米AMDが10月29日(現地時間)に公開したグラフィックス製品向け最新ドライバ「AMD Radeon Software Adrenalin 25.10.2」以降において、RDNA 1 / RDNA 2アーキテクチャを採用している製品向けドライバで最新ゲームタイトルへのDay 0対応を行わなくなるとしていた。しかし今回、ユーザーからの反発を受けて正式に撤回されたようだ。海外テック系媒体が相次いで報じている。
RDNA 1 / RDNA 2シリーズを採用する製品では最新ゲームへの対応が行われなくなるという声明に対し、ユーザーが反発したという内容。AMD Software Adrenalin Edition 25.10.2の公開を受けて、独PCGHはAMDにサポートの継続について質問した。AMDは「最新GPU向けの新技術の最適化と提供に注力するため、Radeon RX 5000シリーズおよびRX 6000シリーズ(RDNA 1およびRDNA 2)ではメンテナンスモードに移行します」と回答した。
これを受けて同シリーズ製品ユーザーは反発。続く声明としてAMDは米Tom's Hardwareに対し、「新機能の追加、バグ修正、ゲームの最適化は、メンテナンスモードブランチにおいて、市場のニーズに応じて継続的に提供されます」と述べた。この“市場のニーズに応じて”という不明瞭な言及に対し、ユーザーの反応はさらに紛糾。
最終的にAMDは11月2日(現地時間)、同社公式ブログを更新する形で、「RDNA 1およびRDNA 2アーキテクチャのサポートはこれで終わりではありません。Radeon RX 5000シリーズおよびRX 6000シリーズGPUは、今後も最新ゲームタイトルの対応、安定性の向上とゲーム最適化、セキュリティパッチとバグ修正サポートを継続します」と声明を発表した。最新製品とはドライバのブランチを分けつつサポートを継続していくと明言し、『Call of Duty: Black Ops 7』や『バイオハザード レクイエム』のような最新タイトルへの対応も行われるという。

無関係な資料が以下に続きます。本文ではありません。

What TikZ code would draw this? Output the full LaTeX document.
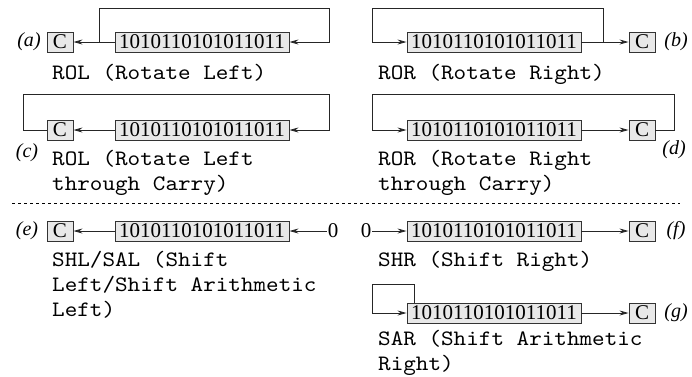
\documentclass[tikz,border=0pt]{standalone}
\usepackage{fontspec}
\setmainfont{Liberation Serif}
\newfontfamily\codefont[FakeStretch=1.09]{lmmono10-regular.otf}
\usetikzlibrary{arrows.meta}

\begin{document}
\begin{tikzpicture}[x=1pt,y=-1pt,
  reg/.style={draw=black!80, fill=black!9, line width=0.9pt,
    minimum width=174pt, minimum height=20pt, inner sep=0pt,
    font=\fontsize{21}{21}\selectfont},
  cbox/.style={reg, minimum width=26pt},
  tag/.style={inner sep=0pt, font=\fontsize{20}{20}\selectfont\itshape},
  zero/.style={inner sep=1pt, font=\fontsize{21}{21}\selectfont},
  % multi-line labels: the base anchor sits on the last line
  lbl/.style={inner sep=0pt, anchor=base west, align=left,
    font=\fontsize{22}{25}\selectfont\codefont},
  wire/.style={line width=0.9pt, draw=black!85},
  flow/.style={wire, -{Stealth[length=9pt,width=5pt]}},
  sep/.style={line width=0.7pt, dash pattern=on 3pt off 3pt},
]
\useasboundingbox (0,0) rectangle (692,376);

% ---- (a) ROL ----
\node[tag]  (ta) at (29,42)  {(a)};
\node[cbox] (ca) at (60,42)  {C};
\node[reg]  (ra) at (202,42) {1010110101011011};
\coordinate (aj)  at (99,42);
\coordinate (atr) at (329,8);
\draw[flow] (ra.west) -- (ca.east);
\draw[flow] (aj) |- (atr) |- (ra.east);
\node[lbl] (la) at (52,79) {ROL (Rotate Left)};

% ---- (b) ROR ----
\node[reg]  (rb) at (494,42) {1010110101011011};
\node[cbox] (cb) at (642,42) {C};
\node[tag]  (tb) at (676,42) {(b)};
\coordinate (bj)  at (603,42);
\coordinate (btl) at (372,8);
\draw[flow] (rb.east) -- (cb.west);
\draw[flow] (bj) |- (btl) |- (rb.west);
\node[lbl] (lb) at (378,79) {ROR (Rotate Right)};

% ---- (c) RCL ----
\node[cbox] (cc) at (60,130)  {C};
\node[reg]  (rc) at (202,130) {1010110101011011};
\node[tag]  (tc) at (27,153)  {(c)};
\coordinate (ctl) at (23,94);
\coordinate (ctr) at (329,94);
\draw[flow] (rc.west) -- (cc.east);
\draw[flow] (cc.west) -| (ctl) -- (ctr) |- (rc.east);
\node[lbl] (lc) at (52,190) {ROL (Rotate Left\\through Carry)};

% ---- (d) RCR ----
\node[reg]  (rd) at (494,130) {1010110101011011};
\node[cbox] (cd) at (642,130) {C};
\node[tag]  (td) at (674,150) {(d)};
\coordinate (dtr) at (674,94);
\coordinate (dtl) at (372,94);
\draw[flow] (rd.east) -- (cd.west);
\draw[flow] (cd.east) -| (dtr) -- (dtl) |- (rd.west);
\node[lbl] (ld) at (378,190) {ROR (Rotate Right\\through Carry)};

% ---- separator ----
\coordinate (sl) at (12,203);
\coordinate (sr) at (680,203);
\draw[sep] (sl) -- (sr);

% ---- (e) SHL/SAL ----
\node[tag]  (te) at (27,231)  {(e)};
\node[cbox] (ce) at (60,231)  {C};
\node[reg]  (re) at (202,231) {1010110101011011};
\node[zero] (ze) at (333,231) {0};
\draw[flow] (re.west) -- (ce.east);
\draw[flow] (ze.west) -- (re.east);
\node[lbl] (le) at (52,316) {SHL/SAL (Shift\\Left/Shift Arithmetic\\Left)};

% ---- (f) SHR ----
\node[zero] (zf) at (366,231) {0};
\node[reg]  (rf) at (494,231) {1010110101011011};
\node[cbox] (cf) at (642,231) {C};
\node[tag]  (tf) at (676,231) {(f)};
\draw[flow] (zf.east) -- (rf.west);
\draw[flow] (rf.east) -- (cf.west);
\node[lbl] (lf) at (378,266) {SHR (Shift Right)};

% ---- (g) SAR ----
\node[reg]  (rg) at (494,313) {1010110101011011};
\node[cbox] (cg) at (642,313) {C};
\node[tag]  (tg) at (676,313) {(g)};
\coordinate (gj)  at (414,303);
\coordinate (gtl) at (372,284);
\draw[flow] (rg.east) -- (cg.west);
\draw[flow] (gj) |- (gtl) |- (rg.west);
\node[lbl] (lg) at (378,370) {SAR (Shift Arithmetic\\Right)};
\end{tikzpicture}
\end{document}
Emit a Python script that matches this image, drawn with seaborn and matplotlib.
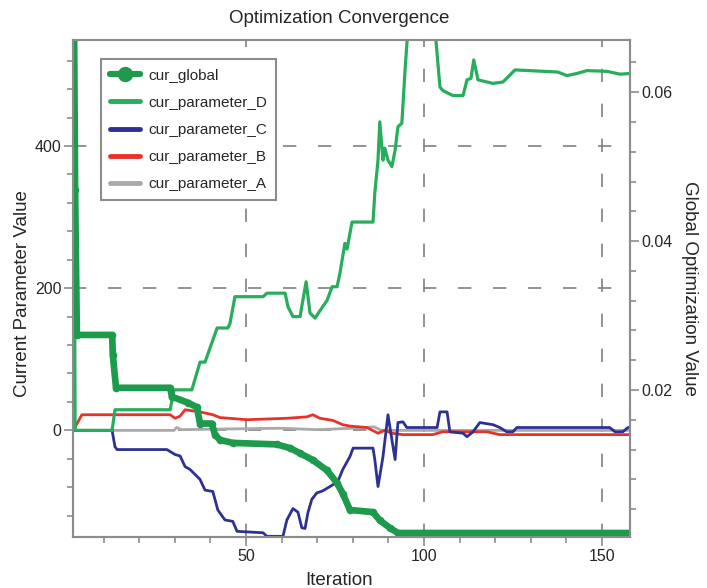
import matplotlib
matplotlib.use('Agg')
import matplotlib.pyplot as plt
from matplotlib.lines import Line2D
from matplotlib.ticker import MultipleLocator, FormatStrFormatter
import seaborn as sns

sns.set_style('white')
plt.rcParams['font.family'] = ['Liberation Sans', 'DejaVu Sans']

# cur_global, plotted on the right axis
global_iter = [1.5, 2.0, 2.5, 12.4, 12.6, 13.5, 28.7, 29.2, 33.7, 36.2, 37.1, 40.4, 41.3, 42.7,
               46.3, 58.7, 62.4, 65.2, 68.8, 72.8, 75.6, 77.2, 79.2, 85.7, 87.6, 90.4, 92.7, 157.9]
global_val = [0.085, 0.0469, 0.0274, 0.0274, 0.0247, 0.0203, 0.0203, 0.0191, 0.0183, 0.0177, 0.0155,
              0.0155, 0.0140, 0.0133, 0.0129, 0.0127, 0.0122, 0.0115, 0.0106, 0.0092, 0.0075, 0.0061,
              0.0039, 0.0036, 0.0025, 0.0015, 0.0008, 0.0008]

# parameters, left axis
d_iter = [1.5, 2.0, 12.4, 13.2, 28.7, 29.8, 34.8, 37.1, 38.5, 41.9, 44.9, 45.5, 46.9, 54.8, 55.9,
          61.0, 61.8, 63.2, 65.2, 66.9, 68.0, 69.4, 72.8, 74.2, 75.6, 76.4, 77.8, 78.4, 79.8, 85.7,
          86.2, 87.1, 87.6, 88.5, 89.0, 89.9, 91.0, 91.9, 92.7, 93.8, 94.7, 96.0, 102.5, 104.5,
          105.3, 108.1, 111.0, 112.1, 113.2, 114.0, 115.2, 119.4, 122.2, 125.6, 137.6, 140.2, 143.0,
          145.8, 151.4, 155.1, 157.9]
d_val = [700, 0, 0, 29, 29, 57, 57, 96, 96, 144, 144, 150, 188, 188, 193,
         193, 174, 160, 160, 209, 165, 158, 183, 202, 202, 221, 263, 255, 293, 293,
         334, 380, 434, 380, 397, 380, 371, 394, 427, 432, 507, 600, 600, 483,
         478, 471, 471, 493, 495, 521, 493, 488, 490, 507, 504, 499, 502,
         506, 505, 501, 502]

c_iter = [1.5, 12.4, 13.2, 13.8, 27.8, 30.1, 31.5, 32.9, 34.3, 37.1, 38.5, 40.7, 42.1, 44.1, 46.3,
          47.5, 54.8, 55.9, 60.4, 61.5, 63.2, 64.6, 65.7, 66.6, 67.4, 68.5, 69.9, 71.6, 73.6, 75.8,
          77.2, 79.2, 80.1, 85.7, 86.2, 87.1, 88.5, 89.9, 91.0, 91.9, 92.7, 94.1, 95.2, 103.7, 104.5,
          106.5, 107.3, 111.0, 112.1, 113.8, 115.7, 119.4, 121.3, 123.3, 125.0, 126.1, 152.2, 153.7,
          155.9, 157.3, 157.9]
c_val = [0, 0, -23, -27, -27, -34, -36, -51, -55, -69, -84, -86, -112, -126, -128,
         -142, -144, -149, -149, -126, -110, -115, -137, -138, -116, -97, -88, -85, -79, -72,
         -55, -37, -25, -25, -41, -79, -37, 22, -13, -41, 11, 12, 4, 4, 26,
         26, -2, -4, -9, -2, 11, 8, 4, -2, -2, 4, 4, -2,
         -2, 4, 4]

b_iter = [1.5, 3.9, 28.7, 30.1, 31.5, 32.9, 37.1, 40.7, 42.7, 50.3, 61.5, 67.1, 68.8, 70.8, 74.4,
          77.2, 79.2, 84.0, 87.1, 89.0, 91.0, 94.1, 102.5, 105.3, 117.7, 121.3, 157.9]
b_val = [0, 22, 22, 17, 20, 29, 26, 22, 18, 15, 17, 19, 22, 17, 14,
         8, 6, 4, -4, 0, -4, -6, -6, -2, -2, -6, -6]

a_iter = [1.5, 29.8, 30.5, 32.0, 45.0, 60.0, 70.0, 80.0, 86.0, 88.0, 157.9]
a_val = [0, 0, 4, 1, 2, 3, 1, 3, 5, 0, 0]

green_global = '#1d9a4b'
green_d = '#27ad5c'
blue_c = '#2e3192'
red_b = '#e5332a'
gray_a = '#a9a9a9'
frame = '#8c8c8c'

fig = plt.figure(figsize=(7.07, 5.88), dpi=100)
ax = fig.add_axes([0.1037, 0.0867, 0.7874, 0.8452])
ax2 = ax.twinx()

sns.lineplot(x=a_iter, y=a_val, ax=ax, color=gray_a, linewidth=2, sort=False, estimator=None)
sns.lineplot(x=b_iter, y=b_val, ax=ax, color=red_b, linewidth=2, sort=False, estimator=None)
sns.lineplot(x=c_iter, y=c_val, ax=ax, color=blue_c, linewidth=2, sort=False, estimator=None)
sns.lineplot(x=d_iter, y=d_val, ax=ax, color=green_d, linewidth=2.3, sort=False, estimator=None)
sns.lineplot(x=global_iter, y=global_val, ax=ax2, color=green_global, linewidth=4.8,
             marker='o', markersize=5.5, markeredgewidth=0, sort=False, estimator=None)

ax.set_xlim(1.5, 157.9)
ax.set_ylim(-150, 549)
ax2.set_ylim(0.00026, 0.067)

ax.set_xticks([50, 100, 150])
ax.xaxis.set_minor_locator(MultipleLocator(10))
ax.set_yticks([0, 200, 400])
ax.yaxis.set_minor_locator(MultipleLocator(40))
ax2.set_yticks([0.02, 0.04, 0.06])
ax2.yaxis.set_minor_locator(MultipleLocator(0.004))
ax2.yaxis.set_major_formatter(FormatStrFormatter('%.2f'))

for a in (ax, ax2):
    a.tick_params(which='major', direction='out', length=6.5, width=1.2, color=frame,
                  labelsize=11.5, pad=2)
    a.tick_params(which='minor', direction='out', length=4.5, width=1.2, color=frame)
    for s in a.spines.values():
        s.set_color(frame)
        s.set_linewidth(1.5)
ax.tick_params(axis='y', which='both', left=True, right=False)
ax.tick_params(axis='x', which='both', bottom=True, top=False)
ax2.tick_params(axis='y', which='both', right=True, left=False)

ax.grid(True, which='major', linestyle=(0, (8, 13)), color='#808080', linewidth=1.2)
ax.set_axisbelow(True)

ax.set_title('Optimization Convergence', fontsize=13.5, x=0.477, pad=12)
ax.set_xlabel('Iteration', fontsize=13.5)
ax.set_ylabel('Current Parameter Value', fontsize=13.5)
ax2.set_ylabel('Global Optimization Value', fontsize=13.5, rotation=270, labelpad=18)
ax.xaxis.set_label_coords(0.477, -0.07)
ax.yaxis.set_label_coords(-0.076, 0.49)

handles = [
    Line2D([], [], color=green_global, linewidth=4.5, marker='o', markersize=10),
    Line2D([], [], color=green_d, linewidth=3.5),
    Line2D([], [], color=blue_c, linewidth=3.5),
    Line2D([], [], color=red_b, linewidth=3.5),
    Line2D([], [], color=gray_a, linewidth=3.5),
]
labels = ['cur_global', 'cur_parameter_D', 'cur_parameter_C', 'cur_parameter_B', 'cur_parameter_A']
leg = ax2.legend(handles, labels, loc='upper left', bbox_to_anchor=(0.049, 0.961),
                 borderaxespad=0, fancybox=False, edgecolor=frame, framealpha=1,
                 fontsize=11, handlelength=2.0, handletextpad=0.5, labelspacing=0.86,
                 borderpad=0.6)
leg.get_frame().set_linewidth(1.5)

fig.savefig('out.png', dpi=100)
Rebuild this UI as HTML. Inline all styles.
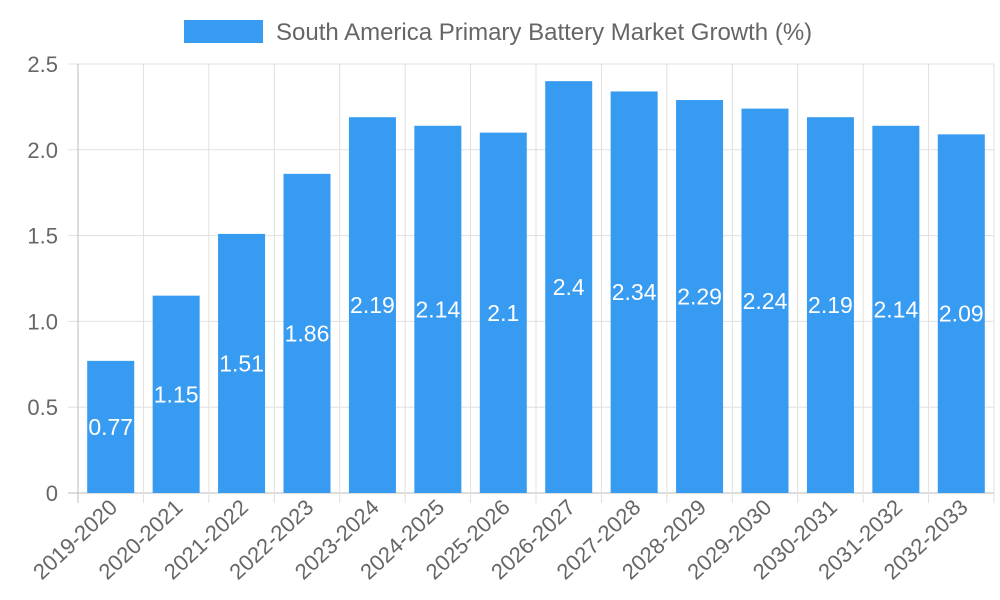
<!DOCTYPE html>
<html><head><meta charset="utf-8"><style>
body{margin:0;background:#fff;}
svg{display:block;font-family:"Liberation Sans",sans-serif;}
</style></head><body>
<svg id="chart" width="1000" height="600">
<g>
<rect x="184" y="20" width="79" height="23" fill="#379bf1"/>
<text x="276" y="40" font-size="24" fill="#666">South America Primary Battery Market Growth (%)</text>
</g>
<g id="grid"></g><g id="bars"></g><g id="labels"></g>
</svg>
<script>
const categories=["2019-2020","2020-2021","2021-2022","2022-2023","2023-2024","2024-2025","2025-2026","2026-2027","2027-2028","2028-2029","2029-2030","2030-2031","2031-2032","2032-2033"];
const values=[0.77,1.15,1.51,1.86,2.19,2.14,2.1,2.4,2.34,2.29,2.24,2.19,2.14,2.09];
const yTicks=[0,0.5,1.0,1.5,2.0,2.5];
const yTickLabels=["0","0.5","1.0","1.5","2.0","2.5"];
const NS="http://www.w3.org/2000/svg";
const L=78,R=994,T=64,B=493,yMax=2.5;
const bw=(R-L)/categories.length;
const y=v=>B-(v/yMax)*(B-T);
const xc=i=>L+bw*(i+0.5);
function mk(tag,attrs,parent,text){const e=document.createElementNS(NS,tag);for(const k in attrs)e.setAttribute(k,attrs[k]);if(text!==undefined)e.textContent=text;parent.appendChild(e);return e;}
const g=document.getElementById('grid'),gb=document.getElementById('bars'),gl=document.getElementById('labels');
yTicks.forEach((t,i)=>{
 const ln=mk('line',{x1:68,x2:R,y1:y(t),y2:y(t),stroke:i==0?'#bbb':'#e0e0e0','stroke-width':1},g);
 
 
 const tx=mk('text',{x:58,y:y(t)+8,'text-anchor':'end','font-size':22,fill:'#666'},g,yTickLabels[i]);
 
 
});
for(let i=0;i<=categories.length;i++){
 const x=L+bw*i;
 const ln=mk('line',{x1:x,x2:x,y1:T,y2:B+10,stroke:i==0?'#bbb':'#e0e0e0','stroke-width':1},g);
 
 
}
categories.forEach((c,i)=>{
 const w=47,x=xc(i)-w/2;
 const r=mk('rect',{x:x,y:y(values[i]),width:w,height:B-y(values[i]),fill:'#379bf1'},gb);
 
 
 const vt=mk('text',{x:xc(i),y:(y(values[i])+B)/2+8,'text-anchor':'middle','font-size':23,fill:'#fff'},gl,String(values[i]));
 
 
 const ct=mk('text',{x:0,y:0,'text-anchor':'end','font-size':22,fill:'#666',transform:`translate(${xc(i)+8},${B+16}) rotate(-43)`},gl,c);
 
 
});
</script>
</body></html>
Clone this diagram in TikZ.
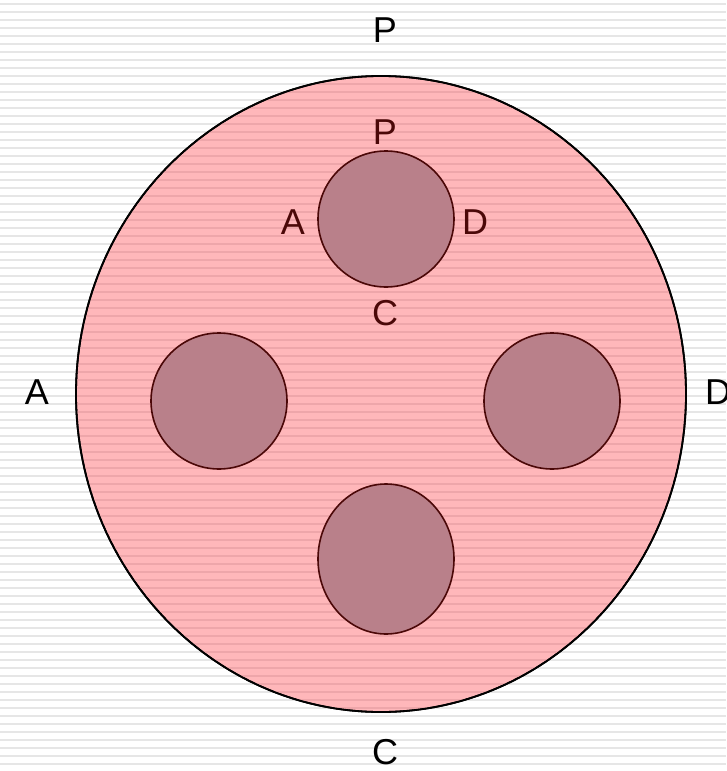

ちなみに、Radeon RX 7900シリーズ製品で搭載していたUSB-C端子からの給電機能も当初無効化するとしていたが、これはリリースノートの誤記だったようだ。米TechPowerUpは同機能が正常に動作していることを確認し、声明の中でAMDは「必要なユーザーは前のドライバに巻き戻すよう案内していた記載を削除しました。25.10.2でもUSB-C経由での給電機能を継続して利用できます」と述べている。
ユーザーの強い反応招いた背景には、AMDはRDNA 4を採用するRadeon RX 9000シリーズ以外にも、内蔵グラフィックスとして旧世代のRDNAシリーズを継続的に投入し続けていることも要因として挙げられる。
例えば、Microsoft XboxとのコラボレーションでASUSが発売したばかりの「ROG Xbox Ally」が搭載するRyzen Z2 AにもRDNA 2グラフィックスが統合されており、今回の一件でいきなり新ゲームへの対応が打ち切られる懸念があった。今年ついにGeForce GTX 1080 Tiのサポートを打ち切ったNVIDIAとは単純に比較できないものの、現行製品として展開されているシリーズのサポート期間としては短すぎると捉えられたのかもしれない。
なお、Intelは第14世代CoreシリーズまでのiGPU向けドライバを早くもレガシーサポートに移行済み。ゲーム用途に利用されることはほとんどないため、特に反発もなかったようだ。